Copy all the entries below exactly, but not the pictures.

» Raw data
* Start *

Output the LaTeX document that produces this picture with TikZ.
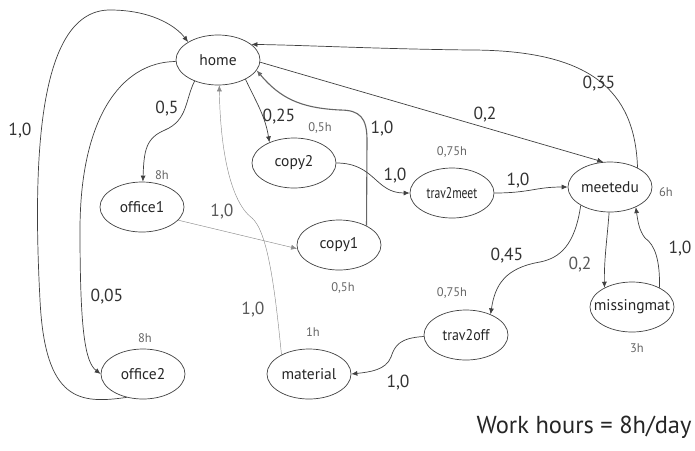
\documentclass[tikz,border=0pt]{standalone}
\usepackage{fontspec}
\setmainfont{PT Sans}
\usetikzlibrary{shapes.geometric,arrows.meta}

% label of a state: no width, so the ellipse keeps its size
\newcommand{\statelbl}[1]{\makebox[0pt]{#1}}

\tikzset{
  state/.style={ellipse,draw=black!75,line width=0.7pt,minimum width=84pt,minimum height=50pt,inner sep=0pt,font=\fontsize{15.5}{17}\selectfont,text=black!85},
  hrs/.style={font=\fontsize{12.5}{14}\selectfont,text=black!60},
  prob/.style={font=\fontsize{17.5}{20}\selectfont,text=black!80},
  edge/.style={draw=black!75,line width=0.7pt,-{Latex[length=6pt,width=5pt]}},
  faint/.style={draw=black!45,line width=0.45pt,-{Latex[length=6pt,width=5pt]}}
}

\begin{document}
\begin{tikzpicture}[x=1pt,y=-1pt]
  \useasboundingbox (0,0) rectangle (695,450);

  % states
  \node[state] (home)       at (218,60)  {\statelbl{home}};
  \node[state] (office1)    at (142,207) {\statelbl{office1}};
  \node[state] (copy2)      at (294,163) {\statelbl{copy2}};
  \node[state] (copy1)      at (339,245) {\statelbl{copy1}};
  \node[state] (trav2meet)  at (452,193) {\statelbl{\scalebox{0.75}[1]{trav2meet}}};
  \node[state] (meetedu)    at (610,187) {\statelbl{meetedu}};
  \node[state] (missingmat) at (632,307) {\statelbl{missingmat}};
  \node[state] (trav2off)   at (466,335) {\statelbl{\scalebox{0.9}[1]{trav2off}}};
  \node[state] (material)   at (309,374) {\statelbl{material}};
  \node[state] (office2)    at (143,374) {\statelbl{office2}};

  % durations
  \node[hrs] (h1) at (162,175) {8h};
  \node[hrs] (h2) at (320,128) {0,5h};
  \node[hrs] (h3) at (452,152) {0,75h};
  \node[hrs] (h4) at (666,192) {6h};
  \node[hrs] (h5) at (343,288) {0,5h};
  \node[hrs] (h6) at (452,293) {0,75h};
  \node[hrs] (h7) at (637,348) {3h};
  \node[hrs] (h8) at (145,338) {8h};
  \node[hrs] (h9) at (313,332) {1h};

  % transitions
  \draw[edge] (office2.235) .. controls (80,404) and (45,402) .. (40,300)
    .. controls (32,150) and (40,10) .. (110,10)
    .. controls (150,10) and (175,25) .. (home.149);
  \draw[edge] (home.182) .. controls (120,62) and (80,120) .. (80,230)
    .. controls (80,330) and (85,362) .. (office2.west);
  \draw[edge] (home.222) .. controls (185,100) and (188,120) .. (165,130)
    .. controls (146,138) and (144,150) .. (office1.88);
  \draw[edge] (home.-35) .. controls (255,100) and (265,115) .. (copy2.140);
  \draw[edge,draw=black!60,line width=1.1pt] (copy1.35) -- (367,140)
    .. controls (367,118) and (360,110) .. (340,110)
    .. controls (300,108) and (280,98) .. (home.-15);
  \draw[edge] (meetedu.35) .. controls (635,90) and (590,50) .. (470,50)
    .. controls (380,49) and (300,45) .. (home.25);
  \draw[edge] (home.-3) -- (meetedu.105);
  \draw[edge] (copy2.east) .. controls (375,163) and (375,193) .. (trav2meet.west);
  \draw[edge] (trav2meet.east) .. controls (530,193) and (535,187) .. (meetedu.west);
  \draw[faint] (office1.-20) -- (copy1.185);
  \draw[faint] (material.145) .. controls (275,290) and (268,232) .. (252,218)
    .. controls (228,200) and (220,140) .. (home.-87);
  \draw[edge] (meetedu.212) .. controls (575,245) and (560,258) .. (540,262)
    .. controls (505,268) and (495,285) .. (trav2off.40);
  \draw[edge] (meetedu.-92) .. controls (607,240) and (604,260) .. (missingmat.145);
  \draw[edge] (missingmat.35) .. controls (660,260) and (655,245) .. (645,238)
    .. controls (639,230) and (638,222) .. (meetedu.-38);
  \draw[edge] (trav2off.182) .. controls (400,338) and (395,345) .. (391,357)
    .. controls (386,370) and (370,372) .. (material.east);

  % probabilities
  \node[prob] (p1)  at (20,131)  {1,0};
  \node[prob] (p2)  at (107,297) {0,05};
  \node[prob] (p3)  at (167,109) {0,5};
  \node[prob] (p4)  at (279,117) {0,25};
  \node[prob] (p5)  at (382,129) {1,0};
  \node[prob] (p6)  at (485,115) {0,2};
  \node[prob] (p7)  at (599,84)  {0,35};
  \node[prob] (p8)  at (395,176) {1,0};
  \node[prob] (p9)  at (518,181) {1,0};
  \node[prob,text=black!65] (p10) at (222,212) {1,0};
  \node[prob,text=black!65] (p11) at (253,310) {1,0};
  \node[prob] (p12) at (507,256) {0,45};
  \node[prob,text=black!65] (p13) at (580,265) {0,2};
  \node[prob] (p14) at (680,249) {1,0};
  \node[prob] (p15) at (398,383) {1,0};

  \node[anchor=west,font=\fontsize{24.5}{28}\selectfont,text=black!85] (note) at (473,427) {Work hours = 8h/day};
\end{tikzpicture}
\end{document}
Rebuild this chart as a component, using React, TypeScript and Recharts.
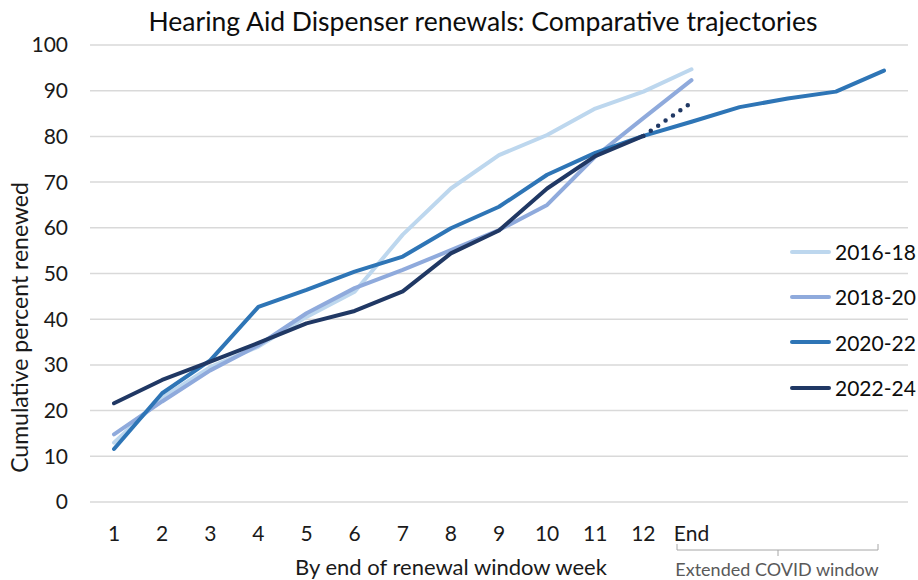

* End *

» Solution below
Output the LaTeX document that produces this picture with TikZ.
\documentclass[tikz,border=0pt]{standalone}
\usepackage{fontspec}
\setmainfont{PT Sans}
\usetikzlibrary{shapes.geometric,arrows.meta}

% label of a state: no width, so the ellipse keeps its size
\newcommand{\statelbl}[1]{\makebox[0pt]{#1}}

\tikzset{
  state/.style={ellipse,draw=black!75,line width=0.7pt,minimum width=84pt,minimum height=50pt,inner sep=0pt,font=\fontsize{15.5}{17}\selectfont,text=black!85},
  hrs/.style={font=\fontsize{12.5}{14}\selectfont,text=black!60},
  prob/.style={font=\fontsize{17.5}{20}\selectfont,text=black!80},
  edge/.style={draw=black!75,line width=0.7pt,-{Latex[length=6pt,width=5pt]}},
  faint/.style={draw=black!45,line width=0.45pt,-{Latex[length=6pt,width=5pt]}}
}

\begin{document}
\begin{tikzpicture}[x=1pt,y=-1pt]
  \useasboundingbox (0,0) rectangle (695,450);

  % states
  \node[state] (home)       at (218,60)  {\statelbl{home}};
  \node[state] (office1)    at (142,207) {\statelbl{office1}};
  \node[state] (copy2)      at (294,163) {\statelbl{copy2}};
  \node[state] (copy1)      at (339,245) {\statelbl{copy1}};
  \node[state] (trav2meet)  at (452,193) {\statelbl{\scalebox{0.75}[1]{trav2meet}}};
  \node[state] (meetedu)    at (610,187) {\statelbl{meetedu}};
  \node[state] (missingmat) at (632,307) {\statelbl{missingmat}};
  \node[state] (trav2off)   at (466,335) {\statelbl{\scalebox{0.9}[1]{trav2off}}};
  \node[state] (material)   at (309,374) {\statelbl{material}};
  \node[state] (office2)    at (143,374) {\statelbl{office2}};

  % durations
  \node[hrs] (h1) at (162,175) {8h};
  \node[hrs] (h2) at (320,128) {0,5h};
  \node[hrs] (h3) at (452,152) {0,75h};
  \node[hrs] (h4) at (666,192) {6h};
  \node[hrs] (h5) at (343,288) {0,5h};
  \node[hrs] (h6) at (452,293) {0,75h};
  \node[hrs] (h7) at (637,348) {3h};
  \node[hrs] (h8) at (145,338) {8h};
  \node[hrs] (h9) at (313,332) {1h};

  % transitions
  \draw[edge] (office2.235) .. controls (80,404) and (45,402) .. (40,300)
    .. controls (32,150) and (40,10) .. (110,10)
    .. controls (150,10) and (175,25) .. (home.149);
  \draw[edge] (home.182) .. controls (120,62) and (80,120) .. (80,230)
    .. controls (80,330) and (85,362) .. (office2.west);
  \draw[edge] (home.222) .. controls (185,100) and (188,120) .. (165,130)
    .. controls (146,138) and (144,150) .. (office1.88);
  \draw[edge] (home.-35) .. controls (255,100) and (265,115) .. (copy2.140);
  \draw[edge,draw=black!60,line width=1.1pt] (copy1.35) -- (367,140)
    .. controls (367,118) and (360,110) .. (340,110)
    .. controls (300,108) and (280,98) .. (home.-15);
  \draw[edge] (meetedu.35) .. controls (635,90) and (590,50) .. (470,50)
    .. controls (380,49) and (300,45) .. (home.25);
  \draw[edge] (home.-3) -- (meetedu.105);
  \draw[edge] (copy2.east) .. controls (375,163) and (375,193) .. (trav2meet.west);
  \draw[edge] (trav2meet.east) .. controls (530,193) and (535,187) .. (meetedu.west);
  \draw[faint] (office1.-20) -- (copy1.185);
  \draw[faint] (material.145) .. controls (275,290) and (268,232) .. (252,218)
    .. controls (228,200) and (220,140) .. (home.-87);
  \draw[edge] (meetedu.212) .. controls (575,245) and (560,258) .. (540,262)
    .. controls (505,268) and (495,285) .. (trav2off.40);
  \draw[edge] (meetedu.-92) .. controls (607,240) and (604,260) .. (missingmat.145);
  \draw[edge] (missingmat.35) .. controls (660,260) and (655,245) .. (645,238)
    .. controls (639,230) and (638,222) .. (meetedu.-38);
  \draw[edge] (trav2off.182) .. controls (400,338) and (395,345) .. (391,357)
    .. controls (386,370) and (370,372) .. (material.east);

  % probabilities
  \node[prob] (p1)  at (20,131)  {1,0};
  \node[prob] (p2)  at (107,297) {0,05};
  \node[prob] (p3)  at (167,109) {0,5};
  \node[prob] (p4)  at (279,117) {0,25};
  \node[prob] (p5)  at (382,129) {1,0};
  \node[prob] (p6)  at (485,115) {0,2};
  \node[prob] (p7)  at (599,84)  {0,35};
  \node[prob] (p8)  at (395,176) {1,0};
  \node[prob] (p9)  at (518,181) {1,0};
  \node[prob,text=black!65] (p10) at (222,212) {1,0};
  \node[prob,text=black!65] (p11) at (253,310) {1,0};
  \node[prob] (p12) at (507,256) {0,45};
  \node[prob,text=black!65] (p13) at (580,265) {0,2};
  \node[prob] (p14) at (680,249) {1,0};
  \node[prob] (p15) at (398,383) {1,0};

  \node[anchor=west,font=\fontsize{24.5}{28}\selectfont,text=black!85] (note) at (473,427) {Work hours = 8h/day};
\end{tikzpicture}
\end{document}
Rebuild this chart as a component, using React, TypeScript and Recharts.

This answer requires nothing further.